Does anyone know of a map or coordinates I can use to locate the offshore pipeline 60 miles out of Panama City? It runs from New Orleans to Tampa. I want to run out and do some deep dropping.


----------



## my3nme (Oct 9, 2007)

Hiltons has it


----------



## fred (Dec 28, 2008)

It's on NOAA Chart 11360_1 (Cape St George to Mississippi Passes)
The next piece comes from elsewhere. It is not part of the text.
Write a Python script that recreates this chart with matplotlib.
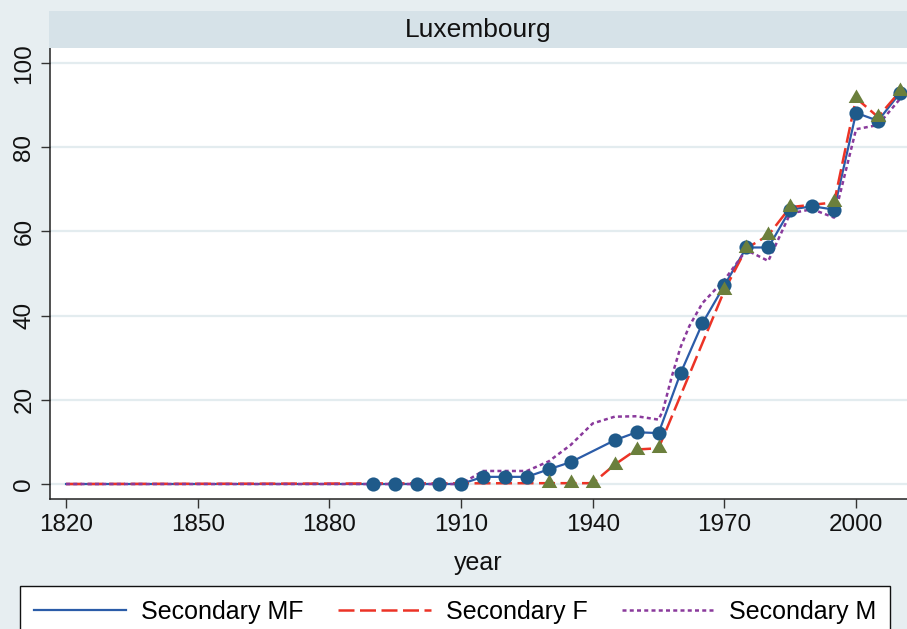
import numpy as np
import matplotlib
matplotlib.use("Agg")
import matplotlib.pyplot as plt
from matplotlib.path import Path
from matplotlib.patches import Rectangle
from matplotlib.lines import Line2D

plt.rcParams['font.family'] = ['Liberation Sans', 'DejaVu Sans']

# Secondary enrolment rates, Luxembourg
mf_years = [1890, 1895, 1900, 1905, 1910, 1915, 1920, 1925, 1930, 1935, 1945,
            1950, 1955, 1960, 1965, 1970, 1975, 1980, 1985, 1990, 1995, 2000,
            2005, 2010]
mf_vals = [0, 0, 0, 0, 0, 1.7, 1.7, 1.7, 3.5, 5.2, 10.4,
           12.3, 12.1, 26.3, 38.2, 47.2, 56.2, 56.2, 65.2, 66.0, 65.2, 88.2,
           86.3, 92.9]

f_years = [1930, 1935, 1940, 1945, 1950, 1955, 1970, 1975, 1980, 1985, 1995,
           2000, 2005, 2010]
f_vals = [0.2, 0.2, 0.2, 4.6, 8.2, 8.5, 46.0, 56.0, 59.1, 65.8, 66.9,
          91.7, 87.2, 93.3]

m_years = [1820, 1910, 1915, 1920, 1925, 1930, 1935, 1940, 1945, 1950, 1955,
           1956, 1958, 1960, 1962, 1965, 1970, 1975, 1980, 1985, 1990, 1995,
           2000, 2005, 2010]
m_vals = [0, 0, 3.1, 3.1, 3.1, 5.4, 9.3, 14.4, 16.0, 16.1, 15.3,
          17.5, 25.5, 32.5, 37.5, 43.0, 48.5, 55.6, 53.0, 64.3, 65.3, 63.3,
          84.3, 85.3, 91.5]

start_year = 1820

xticks = [1820, 1850, 1880, 1910, 1940, 1970, 2000]
yticks = [0, 20, 40, 60, 80, 100]

bg = '#e7eef1'
strip = '#d6e2e8'
grid = '#e3ecef'
c_mf_line = '#2b5ca8'
c_mf_mark = '#1f5a8a'
c_f = '#ec3326'
c_tri = '#6b7f3c'
c_m = '#8a3a9c'

# triangle centred on its centroid
tri = Path([(0, 2 / 3), (-0.577, -1 / 3), (0.577, -1 / 3), (0, 2 / 3)],
           [Path.MOVETO, Path.LINETO, Path.LINETO, Path.CLOSEPOLY])

fig = plt.figure(figsize=(9.07, 6.29), dpi=100, facecolor=bg)
W, H = 907, 629
ax = fig.add_axes([50 / W, 1 - 499 / H, 857 / W, 451 / H])
ax.set_facecolor('white')

# title strip
fig.patches.append(Rectangle((49 / W, 1 - 48 / H), 858 / W, 37 / H,
                             transform=fig.transFigure, facecolor=strip,
                             edgecolor='none', zorder=0))
fig.text((49 + 907) / 2 / W, 1 - 30 / H, 'Luxembourg', ha='center',
         va='center', fontsize=19, color='#111111')

lw = 1.8
ax.plot([start_year] + mf_years, [0] + mf_vals, color=c_mf_line, lw=1.6,
        zorder=2)
ax.plot([start_year] + f_years, [0] + f_vals, color=c_f, lw=lw,
        linestyle=(0, (6.4, 2.2)), zorder=2)
ax.plot(m_years, m_vals, color=c_m, lw=lw, linestyle=(0, (1.6, 1.3)),
        zorder=2)
ax.plot(mf_years, mf_vals, linestyle='none', marker='o', markersize=10.2,
        color=c_mf_mark, markeredgewidth=0, zorder=3)
ax.plot(f_years, f_vals, linestyle='none', marker=tri, markersize=13,
        color=c_tri, markeredgewidth=0, zorder=4)

ax.set_xlim(1816.35, 2011.6)
ax.set_ylim(-3.56, 103.6)
ax.set_xticks(xticks)
ax.set_yticks(yticks)
ax.set_yticklabels([str(v) for v in yticks], rotation=90, va='center')
ax.tick_params(axis='both', labelsize=17.5, length=6.5, width=1.0,
               color='#333333', labelcolor='#111111')
ax.tick_params(axis='x', pad=4)
ax.tick_params(axis='y', pad=4)
ax.grid(axis='y', color=grid, lw=1.6, zorder=0)
ax.set_axisbelow(True)
for side in ('top', 'right'):
    ax.spines[side].set_visible(False)
for side in ('left', 'bottom'):
    ax.spines[side].set_color('#222222')
    ax.spines[side].set_linewidth(1.1)

fig.text((50 + 907) / 2 / W, 1 - 563 / H, 'year', ha='center', va='center',
         fontsize=18, color='#111111')

handles = [
    Line2D([], [], color=c_mf_line, lw=1.6),
    Line2D([], [], color=c_f, lw=lw, linestyle=(0, (6.4, 2.2))),
    Line2D([], [], color=c_m, lw=lw, linestyle=(0, (1.6, 1.3))),
]
labels = ['Secondary MF', 'Secondary F', 'Secondary M']
leg = fig.legend(handles, labels, loc='upper left', ncol=3, mode='expand',
                 bbox_to_anchor=(20 / W, 1 - 586 / H, 870 / W, 0),
                 bbox_transform=fig.transFigure, fontsize=18, frameon=True,
                 fancybox=False, edgecolor='#111111', facecolor='white',
                 framealpha=1, handlelength=3.7, handletextpad=0.6,
                 borderpad=0.55, borderaxespad=0)
leg.get_frame().set_linewidth(1.0)

fig.savefig('out.png', dpi=100, facecolor=bg)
(29deg 09.987'N by 085 deg 59.485'W)

(29deg 24.741'N by 086deg 25.069'W)

That's two points picked off the digital chart - should get you in the neighborhood. Looks like a straight line between them. About 8 miles to the NW of the westernmost point it starts a curve more westerly so I would not try to extrapolate too much.


----------



## jugislandrelic (Oct 9, 2007)

You are going past some good bottom to fish the pipe


----------



## panhandlephinsphan (Aug 25, 2008)

When I am running back form the spur back home to Pensacola i head towards the nipple from the spur. A little north of the spur I would more than not get at least a knock down or a hoo in the boat. After getting my Hiltons subscription I realized there was a pipeline that was running right under the vicinity of these regular knock downs. I have considered just trolling the pipeline for a day just to see what happens.


----------